Legislators tried to pass a similar bill last year, but it failed to make it to the governor's desk.
Now, supporters are hopeful that 2025 will be the year.
The General Assembly approved the Prescription Drug Affordability Board’s plan to set upper payment limits on drug prices under state and local health plans last October.
The upper payment limits are just one of the tools the board has to reduce drug costs, but it is the one with the most bite.
The Board is currently in the process of considering limits on six different drugs.
The drugs include the diabetes and weight loss medication Ozempic and Dupixent, a medication that’s used to treat asthma.
However, advocates want to expand the board’s ability to limit high-cost drugs. The new bill could lessen drug prices for all Marylanders, not just those on government plans.

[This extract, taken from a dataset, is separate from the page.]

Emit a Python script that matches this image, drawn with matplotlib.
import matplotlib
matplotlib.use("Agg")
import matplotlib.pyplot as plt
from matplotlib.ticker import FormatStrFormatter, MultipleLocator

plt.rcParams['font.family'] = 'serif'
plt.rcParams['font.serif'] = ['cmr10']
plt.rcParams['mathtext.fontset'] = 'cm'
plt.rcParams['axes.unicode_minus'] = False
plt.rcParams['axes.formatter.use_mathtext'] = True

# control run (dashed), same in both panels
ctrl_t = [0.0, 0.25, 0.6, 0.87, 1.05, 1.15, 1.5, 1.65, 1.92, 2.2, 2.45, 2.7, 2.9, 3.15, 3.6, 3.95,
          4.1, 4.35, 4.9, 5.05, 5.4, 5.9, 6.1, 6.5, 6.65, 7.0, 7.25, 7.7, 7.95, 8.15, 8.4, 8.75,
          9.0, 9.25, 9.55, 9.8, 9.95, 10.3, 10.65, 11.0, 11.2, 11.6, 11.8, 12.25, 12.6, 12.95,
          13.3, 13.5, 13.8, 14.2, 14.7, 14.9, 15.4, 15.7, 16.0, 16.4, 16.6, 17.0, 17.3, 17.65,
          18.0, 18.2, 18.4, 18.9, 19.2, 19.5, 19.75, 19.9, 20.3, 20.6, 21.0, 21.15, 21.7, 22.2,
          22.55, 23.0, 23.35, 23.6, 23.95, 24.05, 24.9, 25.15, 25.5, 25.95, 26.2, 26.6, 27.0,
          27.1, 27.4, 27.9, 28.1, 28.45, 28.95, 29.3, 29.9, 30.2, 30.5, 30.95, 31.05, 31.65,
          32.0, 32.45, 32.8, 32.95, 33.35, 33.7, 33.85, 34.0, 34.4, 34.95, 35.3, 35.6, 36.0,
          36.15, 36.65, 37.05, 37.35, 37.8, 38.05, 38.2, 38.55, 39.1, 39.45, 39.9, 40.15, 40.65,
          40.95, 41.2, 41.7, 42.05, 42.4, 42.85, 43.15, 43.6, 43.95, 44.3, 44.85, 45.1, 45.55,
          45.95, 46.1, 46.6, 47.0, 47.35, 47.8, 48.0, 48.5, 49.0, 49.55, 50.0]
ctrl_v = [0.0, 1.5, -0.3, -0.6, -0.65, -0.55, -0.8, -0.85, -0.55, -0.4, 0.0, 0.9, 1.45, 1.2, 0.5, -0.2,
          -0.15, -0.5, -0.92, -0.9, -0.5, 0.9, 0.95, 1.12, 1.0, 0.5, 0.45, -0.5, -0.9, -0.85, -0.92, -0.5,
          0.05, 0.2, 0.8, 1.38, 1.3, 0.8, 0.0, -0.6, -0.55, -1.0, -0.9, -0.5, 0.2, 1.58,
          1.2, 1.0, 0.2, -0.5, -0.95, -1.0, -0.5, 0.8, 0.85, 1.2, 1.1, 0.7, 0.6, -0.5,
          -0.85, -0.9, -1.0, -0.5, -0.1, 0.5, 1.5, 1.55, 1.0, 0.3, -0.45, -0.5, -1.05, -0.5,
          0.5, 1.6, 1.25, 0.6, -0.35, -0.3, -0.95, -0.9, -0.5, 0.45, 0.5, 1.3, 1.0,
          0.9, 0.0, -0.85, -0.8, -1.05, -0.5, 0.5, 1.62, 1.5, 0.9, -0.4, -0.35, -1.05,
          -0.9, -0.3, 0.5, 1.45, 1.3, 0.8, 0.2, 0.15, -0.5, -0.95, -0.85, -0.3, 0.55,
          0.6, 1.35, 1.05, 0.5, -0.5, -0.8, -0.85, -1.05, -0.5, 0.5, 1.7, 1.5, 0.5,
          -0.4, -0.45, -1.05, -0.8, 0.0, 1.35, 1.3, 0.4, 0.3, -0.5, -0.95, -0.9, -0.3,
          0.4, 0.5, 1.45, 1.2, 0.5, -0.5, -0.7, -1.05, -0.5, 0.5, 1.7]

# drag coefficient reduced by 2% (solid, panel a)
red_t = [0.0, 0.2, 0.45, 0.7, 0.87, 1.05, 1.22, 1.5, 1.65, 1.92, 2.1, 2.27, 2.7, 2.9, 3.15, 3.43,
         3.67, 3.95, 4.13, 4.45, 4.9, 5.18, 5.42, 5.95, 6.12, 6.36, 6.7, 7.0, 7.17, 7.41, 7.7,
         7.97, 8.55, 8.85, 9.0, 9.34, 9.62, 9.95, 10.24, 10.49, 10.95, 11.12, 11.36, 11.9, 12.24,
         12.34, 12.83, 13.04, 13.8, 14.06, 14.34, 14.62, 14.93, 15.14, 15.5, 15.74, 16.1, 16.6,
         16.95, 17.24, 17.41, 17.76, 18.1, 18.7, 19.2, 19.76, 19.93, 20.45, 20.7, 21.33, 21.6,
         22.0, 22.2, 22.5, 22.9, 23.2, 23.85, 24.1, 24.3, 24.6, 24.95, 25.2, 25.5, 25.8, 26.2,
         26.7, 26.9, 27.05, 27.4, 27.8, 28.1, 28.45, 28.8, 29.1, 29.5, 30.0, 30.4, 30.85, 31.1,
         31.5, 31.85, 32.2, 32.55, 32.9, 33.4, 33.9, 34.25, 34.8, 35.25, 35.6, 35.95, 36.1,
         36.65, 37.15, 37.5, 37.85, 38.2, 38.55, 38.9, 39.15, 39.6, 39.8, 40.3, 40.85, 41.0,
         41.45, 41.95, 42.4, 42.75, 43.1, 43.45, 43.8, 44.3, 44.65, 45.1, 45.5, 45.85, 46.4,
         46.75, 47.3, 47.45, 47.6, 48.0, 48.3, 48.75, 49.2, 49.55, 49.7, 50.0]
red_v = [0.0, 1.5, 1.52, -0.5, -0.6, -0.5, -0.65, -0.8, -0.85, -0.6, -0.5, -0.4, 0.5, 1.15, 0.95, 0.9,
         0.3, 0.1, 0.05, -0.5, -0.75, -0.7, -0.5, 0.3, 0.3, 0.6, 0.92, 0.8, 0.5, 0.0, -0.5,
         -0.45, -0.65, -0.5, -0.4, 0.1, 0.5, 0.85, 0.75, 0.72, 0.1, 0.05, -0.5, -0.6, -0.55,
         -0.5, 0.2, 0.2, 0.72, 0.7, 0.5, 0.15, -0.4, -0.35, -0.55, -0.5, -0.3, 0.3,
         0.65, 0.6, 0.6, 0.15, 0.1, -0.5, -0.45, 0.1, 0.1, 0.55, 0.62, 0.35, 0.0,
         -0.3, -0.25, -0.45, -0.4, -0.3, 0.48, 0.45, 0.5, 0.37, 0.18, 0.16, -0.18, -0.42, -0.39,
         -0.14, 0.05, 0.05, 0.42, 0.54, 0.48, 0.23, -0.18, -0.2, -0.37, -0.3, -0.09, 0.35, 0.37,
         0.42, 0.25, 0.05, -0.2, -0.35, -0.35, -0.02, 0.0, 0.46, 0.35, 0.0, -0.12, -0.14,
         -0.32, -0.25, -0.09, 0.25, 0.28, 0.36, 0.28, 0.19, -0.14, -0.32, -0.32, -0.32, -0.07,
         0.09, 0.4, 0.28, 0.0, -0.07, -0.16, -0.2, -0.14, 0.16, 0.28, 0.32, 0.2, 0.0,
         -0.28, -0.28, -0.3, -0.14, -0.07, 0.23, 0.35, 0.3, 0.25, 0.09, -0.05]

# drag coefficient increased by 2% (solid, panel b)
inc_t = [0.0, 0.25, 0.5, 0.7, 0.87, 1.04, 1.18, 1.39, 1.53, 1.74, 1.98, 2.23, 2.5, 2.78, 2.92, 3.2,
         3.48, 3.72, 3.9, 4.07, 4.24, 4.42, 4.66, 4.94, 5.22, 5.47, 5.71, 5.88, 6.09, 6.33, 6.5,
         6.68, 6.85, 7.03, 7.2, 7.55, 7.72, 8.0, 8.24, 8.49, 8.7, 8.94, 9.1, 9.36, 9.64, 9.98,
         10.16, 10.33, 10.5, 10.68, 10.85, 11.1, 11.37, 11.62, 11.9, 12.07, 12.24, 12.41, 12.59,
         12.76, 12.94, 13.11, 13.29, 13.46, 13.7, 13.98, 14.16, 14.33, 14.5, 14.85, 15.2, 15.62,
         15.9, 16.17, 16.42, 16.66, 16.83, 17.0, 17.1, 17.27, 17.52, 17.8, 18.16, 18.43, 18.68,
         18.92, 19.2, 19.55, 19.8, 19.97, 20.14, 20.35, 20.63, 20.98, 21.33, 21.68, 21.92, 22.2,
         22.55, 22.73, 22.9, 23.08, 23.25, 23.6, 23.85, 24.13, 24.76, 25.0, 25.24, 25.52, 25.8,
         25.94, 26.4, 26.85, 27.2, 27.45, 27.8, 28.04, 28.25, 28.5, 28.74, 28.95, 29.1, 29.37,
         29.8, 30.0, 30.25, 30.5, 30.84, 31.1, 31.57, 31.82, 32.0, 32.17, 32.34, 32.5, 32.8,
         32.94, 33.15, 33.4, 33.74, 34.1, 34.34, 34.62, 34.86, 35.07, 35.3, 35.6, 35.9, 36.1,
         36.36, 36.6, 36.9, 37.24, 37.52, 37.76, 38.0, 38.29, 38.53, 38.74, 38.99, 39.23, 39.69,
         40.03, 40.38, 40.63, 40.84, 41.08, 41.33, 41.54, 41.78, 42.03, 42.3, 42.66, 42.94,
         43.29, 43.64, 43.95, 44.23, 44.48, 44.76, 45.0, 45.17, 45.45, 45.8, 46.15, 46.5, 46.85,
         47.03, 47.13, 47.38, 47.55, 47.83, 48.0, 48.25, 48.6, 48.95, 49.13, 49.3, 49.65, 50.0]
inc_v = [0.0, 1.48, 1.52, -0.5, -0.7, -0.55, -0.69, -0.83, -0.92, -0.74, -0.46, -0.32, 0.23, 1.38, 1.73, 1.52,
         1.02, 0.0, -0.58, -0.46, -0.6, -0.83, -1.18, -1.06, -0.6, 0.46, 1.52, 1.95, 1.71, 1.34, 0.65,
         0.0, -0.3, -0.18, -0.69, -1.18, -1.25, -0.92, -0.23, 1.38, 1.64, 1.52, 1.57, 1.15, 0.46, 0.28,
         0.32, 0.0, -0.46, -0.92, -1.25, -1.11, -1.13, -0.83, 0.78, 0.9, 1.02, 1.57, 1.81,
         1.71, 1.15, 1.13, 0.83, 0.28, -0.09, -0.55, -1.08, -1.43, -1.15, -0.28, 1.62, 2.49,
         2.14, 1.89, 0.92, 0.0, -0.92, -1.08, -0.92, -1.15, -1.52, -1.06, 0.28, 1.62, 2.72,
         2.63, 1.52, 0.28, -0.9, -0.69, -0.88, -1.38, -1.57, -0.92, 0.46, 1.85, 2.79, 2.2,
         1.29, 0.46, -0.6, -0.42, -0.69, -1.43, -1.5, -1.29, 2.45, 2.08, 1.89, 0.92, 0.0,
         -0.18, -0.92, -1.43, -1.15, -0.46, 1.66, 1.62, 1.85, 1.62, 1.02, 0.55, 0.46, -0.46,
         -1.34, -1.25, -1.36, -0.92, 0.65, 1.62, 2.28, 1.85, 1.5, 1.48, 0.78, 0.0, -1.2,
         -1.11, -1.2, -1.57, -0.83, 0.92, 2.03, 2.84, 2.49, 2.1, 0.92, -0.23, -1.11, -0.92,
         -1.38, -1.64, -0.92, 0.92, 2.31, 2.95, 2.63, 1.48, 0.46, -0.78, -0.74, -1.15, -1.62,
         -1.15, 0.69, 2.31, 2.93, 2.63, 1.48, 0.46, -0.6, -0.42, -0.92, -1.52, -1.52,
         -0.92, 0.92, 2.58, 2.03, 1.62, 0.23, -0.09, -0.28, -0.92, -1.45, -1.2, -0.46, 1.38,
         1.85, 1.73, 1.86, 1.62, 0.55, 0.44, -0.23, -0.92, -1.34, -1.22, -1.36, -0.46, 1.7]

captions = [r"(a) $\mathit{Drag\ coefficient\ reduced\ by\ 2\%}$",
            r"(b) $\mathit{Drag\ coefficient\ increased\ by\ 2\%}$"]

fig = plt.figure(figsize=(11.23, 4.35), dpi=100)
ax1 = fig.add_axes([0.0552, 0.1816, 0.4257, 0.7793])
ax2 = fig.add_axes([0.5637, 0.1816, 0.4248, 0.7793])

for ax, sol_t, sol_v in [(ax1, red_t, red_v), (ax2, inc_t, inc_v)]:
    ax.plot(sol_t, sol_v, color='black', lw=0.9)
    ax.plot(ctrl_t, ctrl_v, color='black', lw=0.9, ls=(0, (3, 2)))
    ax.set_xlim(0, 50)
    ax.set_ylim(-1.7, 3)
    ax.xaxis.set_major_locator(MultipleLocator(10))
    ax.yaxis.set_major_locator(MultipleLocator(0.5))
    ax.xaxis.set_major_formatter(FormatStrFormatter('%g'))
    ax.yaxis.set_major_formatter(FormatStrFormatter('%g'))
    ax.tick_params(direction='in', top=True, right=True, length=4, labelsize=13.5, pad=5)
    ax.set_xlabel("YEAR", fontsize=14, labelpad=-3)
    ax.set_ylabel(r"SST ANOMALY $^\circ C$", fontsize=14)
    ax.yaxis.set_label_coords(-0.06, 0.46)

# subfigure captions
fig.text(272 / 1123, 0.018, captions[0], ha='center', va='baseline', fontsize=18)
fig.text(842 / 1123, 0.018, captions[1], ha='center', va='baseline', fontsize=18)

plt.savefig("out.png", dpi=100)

“It doesn't make any sense for us all to be gouged by the big drug corporation,” said Vincent DeMarco, president of Healthcare for All! a drug affordability group. “This Prescription Drug Affordability Board should have the authority to make high-cost drugs more affordable for all of us.”
Demarco said lawmakers are pushing for other initiatives involving health as well.
One bill will extend a pilot program that gives young adults discounts on health insurance.
The subsidies are available to people 18 to 37 who make up to 400% of the federal poverty level.
The program discounts premiums to make health insurance more affordable.
“Sixty seven thousand altogether have benefited,” said Vincent DeMarco, president of Maryland Healthcare for All! a health advocacy organization. “These are young people, many of them minorities, many of them people who have low paying jobs, who can't afford health care, who now have the health care coverage they need. And we need to continue this, this program.”
The pilot program started in 2022, but expires in 2025.
New legislation would extend the policy into 2028.
Finally, lawmakers are introducing a bill that will tax polluters. DeMarco says the money garnered from that program would go into Medicaid and health equality resources.